Resilient Active Information Acquisition with Mobile Robots

In the future, teams of heterogeneous robot teams will be operating in unknown and adversarial environments.   In failure prone or adversarial environments, the capability of resilience is crucial to ensuring the robots can complete their mission. Mission resilience to robot failures, sensor attacks or communication disruptions is currently an afterthought leading to optimal over-provisioned designs.   DCIST researchers are leading the research community by designing resilient algorithms for distributed planning and control that from the outset embrace the possibility of failures or attacks.   Resilience is defined as the robot team’s ability to recover from failures or attacks to members of the team, while completing the task.
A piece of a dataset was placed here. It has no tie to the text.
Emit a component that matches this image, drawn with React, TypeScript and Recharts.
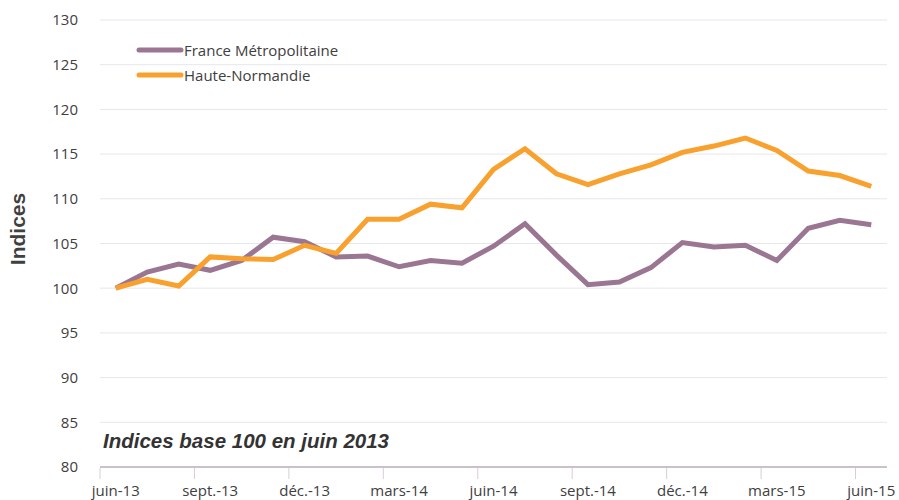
import { LineChart, Line, XAxis, YAxis, CartesianGrid } from "recharts";

document.body.style.margin = "0";

const months = [
    "juin-13", "juil.-13", "août-13", "sept.-13", "oct.-13", "nov.-13", "déc.-13",
    "janv.-14", "févr.-14", "mars-14", "avr.-14", "mai-14", "juin-14", "juil.-14",
    "août-14", "sept.-14", "oct.-14", "nov.-14", "déc.-14", "janv.-15", "févr.-15",
    "mars-15", "avr.-15", "mai-15", "juin-15",
];

const franceMetro = [
    100, 101.8, 102.7, 102.0, 103.1, 105.7, 105.2, 103.5, 103.6, 102.4, 103.1, 102.8, 104.7,
    107.2, 103.7, 100.4, 100.7, 102.3, 105.1, 104.6, 104.8, 103.1, 106.7, 107.6, 107.1,
];

const hauteNormandie = [
    100, 101.0, 100.25, 103.5, 103.3, 103.2, 104.8, 103.9, 107.7, 107.7, 109.4, 109.0, 113.3,
    115.6, 112.8, 111.6, 112.8, 113.8, 115.2, 115.9, 116.8, 115.4, 113.1, 112.6, 111.4,
];

const yTicks = [80, 85, 90, 95, 100, 105, 110, 115, 120, 125, 130];

const data = months.map((m, i) => ({
    mois: m,
    france: franceMetro[i],
    haute: hauteNormandie[i],
}));

const PURPLE = "#9a7692";
const ORANGE = "#f8a12e";
const TEXT = "#404040";

function XTick(props: any) {
    const { x, y, payload } = props;
    const off = payload.offset || 0;
    const axisY = y - 2;
    return (
        <g>
            <line x1={x - off} x2={x - off} y1={axisY - 5} y2={axisY + 6} stroke="#d9cdd6" />
            <text x={x} y={y + 21} textAnchor="middle" fill={TEXT} fontSize={15}
                fontFamily="'Open Sans', sans-serif">
                {payload.value}
            </text>
        </g>
    );
}

const legendItems = [
    { label: "France Métropolitaine", color: PURPLE },
    { label: "Haute-Normandie", color: ORANGE },
];

export default function App() {
    return (
        <div style={{ position: "relative", width: 899, height: 500, background: "#fff" }}>
            <LineChart
                width={899}
                height={500}
                data={data}
                margin={{ top: 20, right: 12, bottom: 3, left: 40 }}
            >
                <CartesianGrid vertical={false} stroke="#e6e6ee" />
                <XAxis
                    dataKey="mois"
                    type="category"
                    scale="band"
                    interval={2}
                    tickLine={false}
                    axisLine={{ stroke: "#a38fa0" }}
                    tick={<XTick />}
                    height={30}
                />
                <YAxis
                    domain={[80, 130]}
                    ticks={yTicks}
                    interval={0}
                    axisLine={false}
                    tickLine={false}
                    width={60}
                    tickMargin={16}
                    tick={{ fill: TEXT, fontSize: 15, fontFamily: "'Open Sans', sans-serif" }}
                />
                <Line dataKey="france" stroke={PURPLE} strokeWidth={5} dot={false}
                    isAnimationActive={false} />
                <Line dataKey="haute" stroke={ORANGE} strokeWidth={5} dot={false}
                    isAnimationActive={false} />
            </LineChart>
            <div style={{ position: "absolute", left: 135, top: 37 }}>
                {legendItems.map((it) => (
                    <div key={it.label} style={{ display: "flex", alignItems: "center", height: 25 }}>
                        <svg width={49} height={10}>
                            <line x1={4} x2={46} y1={5} y2={5} stroke={it.color} strokeWidth={5}
                                strokeLinecap="round" />
                        </svg>
                        <span style={{ fontFamily: "'Open Sans', sans-serif", fontSize: 15, color: TEXT }}>
                            {it.label}
                        </span>
                    </div>
                ))}
            </div>
            <svg width={40} height={500} style={{ position: "absolute", left: 0, top: 0 }}>
                <text x={25} y={229} transform="rotate(-90 25 229)" textAnchor="middle"
                    fontFamily="'Liberation Sans', Arial, sans-serif" fontWeight="bold"
                    fontSize={21} fill={TEXT}>
                    Indices
                </text>
            </svg>
            <div style={{
                position: "absolute", left: 103, top: 431, lineHeight: 1,
                fontFamily: "'Liberation Sans', Arial, sans-serif", whiteSpace: "nowrap",
                fontWeight: "bold", fontStyle: "italic", fontSize: 20.5, color: "#333",
            }}>
                Indices base 100 en juin 2013
            </div>
        </div>
    );
}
A recent paper by members of the DCIST alliance develops efficient algorithms for information acquisition problems for teams of mobile robots who need to exhibit resiliency in situational awareness.  The work develops a computationally efficient algorithm with linear complexity in the number of robots that achieves a provable approximation performance for information gathering tasks such as active mapping and tracking moving targets in attack prone environments. A key mathematical property used in the algorithm analysis, and common to many information measures is a property called submodularity, which is a diminishing returns property on information gain. Experiments indicate that the algorithm leads to superior target tracking performance under a variety of different robot team sizes, number of targets, and attacks.  


Photo:
A resilient active target tracking problem with a 3 robot team. The compromised robot is highlighted in red, the remaining robots in blue, and the target uncertainty is highlighted in cyan

Schlotfeldt, B., Tzoumas, V., Thakur, D., & Pappas, G. J. (2018, October). Resilient active information gathering with mobile robots. In 2018 IEEE/RSJ International Conference on Intelligent Robots and Systems (IROS) (pp. 4309-4316). IEEE.